**DIRECTIONS:** Extract the opening line of the entries and every line after it, stopping at and including the line that contains "Pipit Index of". Do not include pictures.

Rows from a dataset of charts and code:
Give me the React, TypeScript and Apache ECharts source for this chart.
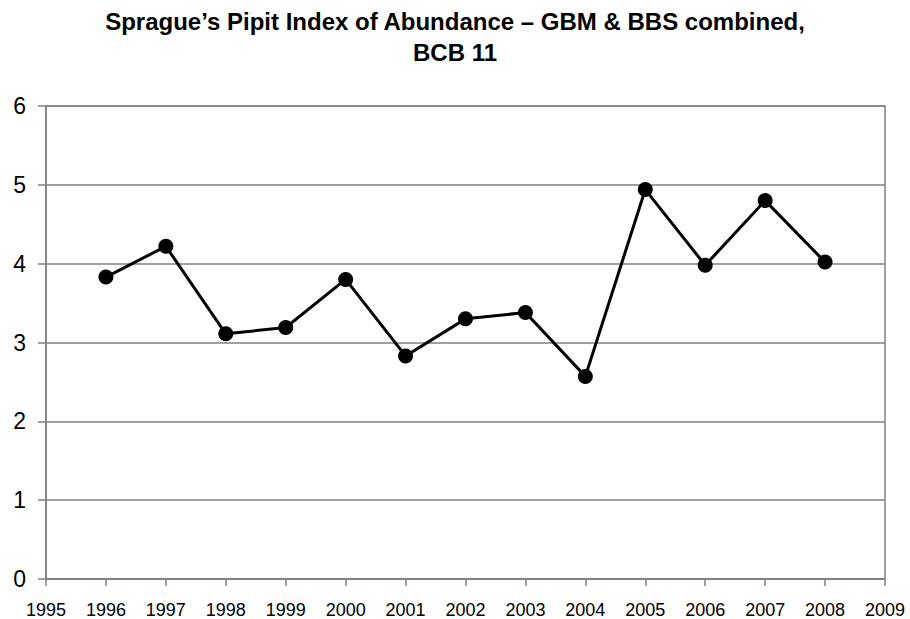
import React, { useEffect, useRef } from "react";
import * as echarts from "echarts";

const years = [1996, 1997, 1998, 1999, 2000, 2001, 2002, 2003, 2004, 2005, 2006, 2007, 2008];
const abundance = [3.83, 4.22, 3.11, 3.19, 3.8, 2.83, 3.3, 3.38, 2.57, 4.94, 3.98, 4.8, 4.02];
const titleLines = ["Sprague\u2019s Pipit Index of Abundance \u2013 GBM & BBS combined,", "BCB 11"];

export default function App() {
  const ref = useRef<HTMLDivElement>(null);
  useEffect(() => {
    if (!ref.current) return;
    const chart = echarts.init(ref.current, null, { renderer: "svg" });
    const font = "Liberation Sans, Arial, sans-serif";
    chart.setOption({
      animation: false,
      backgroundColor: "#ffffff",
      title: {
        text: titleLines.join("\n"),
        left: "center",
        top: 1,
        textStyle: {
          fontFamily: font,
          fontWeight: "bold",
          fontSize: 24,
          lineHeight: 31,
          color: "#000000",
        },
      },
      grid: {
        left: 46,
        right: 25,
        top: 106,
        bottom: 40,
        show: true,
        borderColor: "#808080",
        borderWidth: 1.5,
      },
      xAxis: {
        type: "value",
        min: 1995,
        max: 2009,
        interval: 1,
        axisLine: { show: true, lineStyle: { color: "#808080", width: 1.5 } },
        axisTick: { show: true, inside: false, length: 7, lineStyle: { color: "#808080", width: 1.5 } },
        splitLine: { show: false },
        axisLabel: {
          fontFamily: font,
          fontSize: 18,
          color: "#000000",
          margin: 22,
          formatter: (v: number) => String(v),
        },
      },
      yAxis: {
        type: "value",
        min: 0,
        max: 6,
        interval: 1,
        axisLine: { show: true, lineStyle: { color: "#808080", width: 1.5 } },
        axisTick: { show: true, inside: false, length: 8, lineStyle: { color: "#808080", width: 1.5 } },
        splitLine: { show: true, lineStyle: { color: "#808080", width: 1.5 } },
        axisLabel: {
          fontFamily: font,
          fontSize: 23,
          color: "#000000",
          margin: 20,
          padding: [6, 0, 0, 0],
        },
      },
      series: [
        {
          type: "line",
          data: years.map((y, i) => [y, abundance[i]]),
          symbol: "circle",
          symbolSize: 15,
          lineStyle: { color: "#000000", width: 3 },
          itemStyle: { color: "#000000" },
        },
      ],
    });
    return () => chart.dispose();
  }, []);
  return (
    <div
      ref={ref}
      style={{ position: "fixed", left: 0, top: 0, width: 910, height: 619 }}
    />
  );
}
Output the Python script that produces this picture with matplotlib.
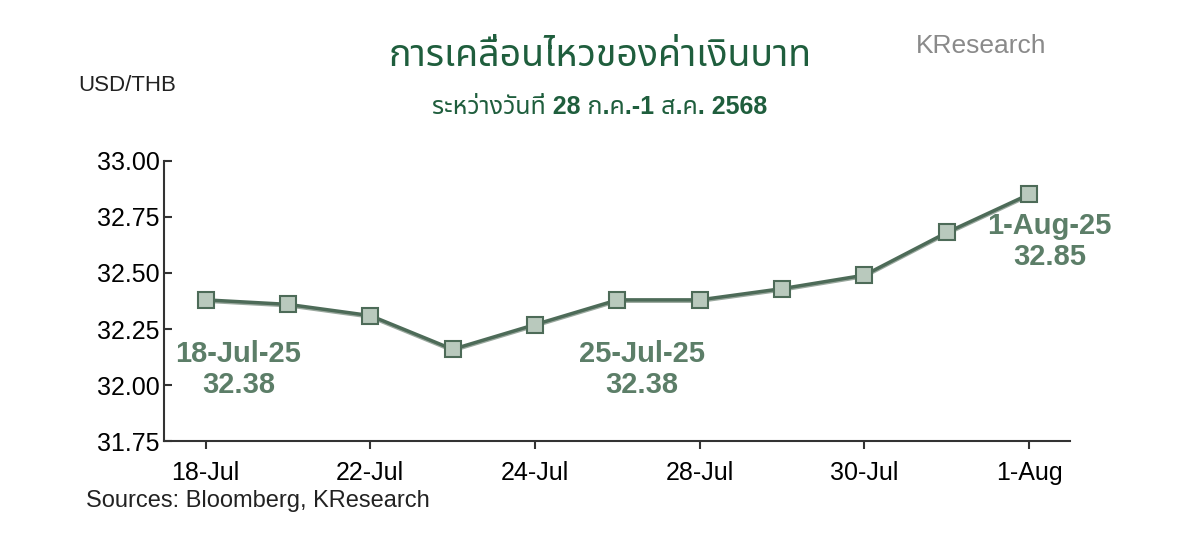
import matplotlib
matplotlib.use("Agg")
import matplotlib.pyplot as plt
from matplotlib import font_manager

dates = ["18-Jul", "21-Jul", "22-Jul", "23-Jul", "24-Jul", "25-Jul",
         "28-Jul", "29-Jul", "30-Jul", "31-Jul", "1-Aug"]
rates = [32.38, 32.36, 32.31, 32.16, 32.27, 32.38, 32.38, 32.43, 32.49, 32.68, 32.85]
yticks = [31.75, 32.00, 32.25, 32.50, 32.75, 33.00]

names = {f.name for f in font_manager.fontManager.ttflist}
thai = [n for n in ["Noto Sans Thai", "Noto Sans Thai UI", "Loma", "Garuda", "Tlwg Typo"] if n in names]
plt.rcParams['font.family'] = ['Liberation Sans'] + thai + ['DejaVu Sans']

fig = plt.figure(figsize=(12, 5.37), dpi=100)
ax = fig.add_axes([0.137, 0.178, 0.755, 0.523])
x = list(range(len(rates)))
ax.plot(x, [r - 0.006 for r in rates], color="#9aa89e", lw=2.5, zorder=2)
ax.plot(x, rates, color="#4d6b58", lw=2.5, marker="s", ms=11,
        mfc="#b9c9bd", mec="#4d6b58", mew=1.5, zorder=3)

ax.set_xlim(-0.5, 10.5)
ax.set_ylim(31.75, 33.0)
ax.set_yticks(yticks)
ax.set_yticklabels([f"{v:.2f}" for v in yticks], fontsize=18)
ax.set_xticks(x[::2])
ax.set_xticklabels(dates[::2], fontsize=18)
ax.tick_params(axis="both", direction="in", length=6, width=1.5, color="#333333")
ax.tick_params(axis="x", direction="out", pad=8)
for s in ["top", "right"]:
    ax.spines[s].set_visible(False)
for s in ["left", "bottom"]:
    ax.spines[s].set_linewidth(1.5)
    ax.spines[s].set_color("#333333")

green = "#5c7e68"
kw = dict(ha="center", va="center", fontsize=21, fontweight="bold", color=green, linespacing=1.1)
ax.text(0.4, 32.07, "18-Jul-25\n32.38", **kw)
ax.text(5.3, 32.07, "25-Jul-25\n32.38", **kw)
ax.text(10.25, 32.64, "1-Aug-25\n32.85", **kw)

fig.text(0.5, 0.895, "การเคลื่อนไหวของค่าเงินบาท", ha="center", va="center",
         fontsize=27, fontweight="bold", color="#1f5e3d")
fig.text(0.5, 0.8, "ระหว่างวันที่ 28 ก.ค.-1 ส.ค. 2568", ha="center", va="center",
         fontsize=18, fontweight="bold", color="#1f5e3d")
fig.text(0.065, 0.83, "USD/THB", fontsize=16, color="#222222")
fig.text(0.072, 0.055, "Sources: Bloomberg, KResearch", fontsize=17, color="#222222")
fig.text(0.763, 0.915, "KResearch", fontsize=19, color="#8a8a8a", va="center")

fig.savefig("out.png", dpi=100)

**CORRECT ANSWER:**
Give me the React, TypeScript and Apache ECharts source for this chart.
import React, { useEffect, useRef } from "react";
import * as echarts from "echarts";

const years = [1996, 1997, 1998, 1999, 2000, 2001, 2002, 2003, 2004, 2005, 2006, 2007, 2008];
const abundance = [3.83, 4.22, 3.11, 3.19, 3.8, 2.83, 3.3, 3.38, 2.57, 4.94, 3.98, 4.8, 4.02];
const titleLines = ["Sprague\u2019s Pipit Index of Abundance \u2013 GBM & BBS combined,", "BCB 11"];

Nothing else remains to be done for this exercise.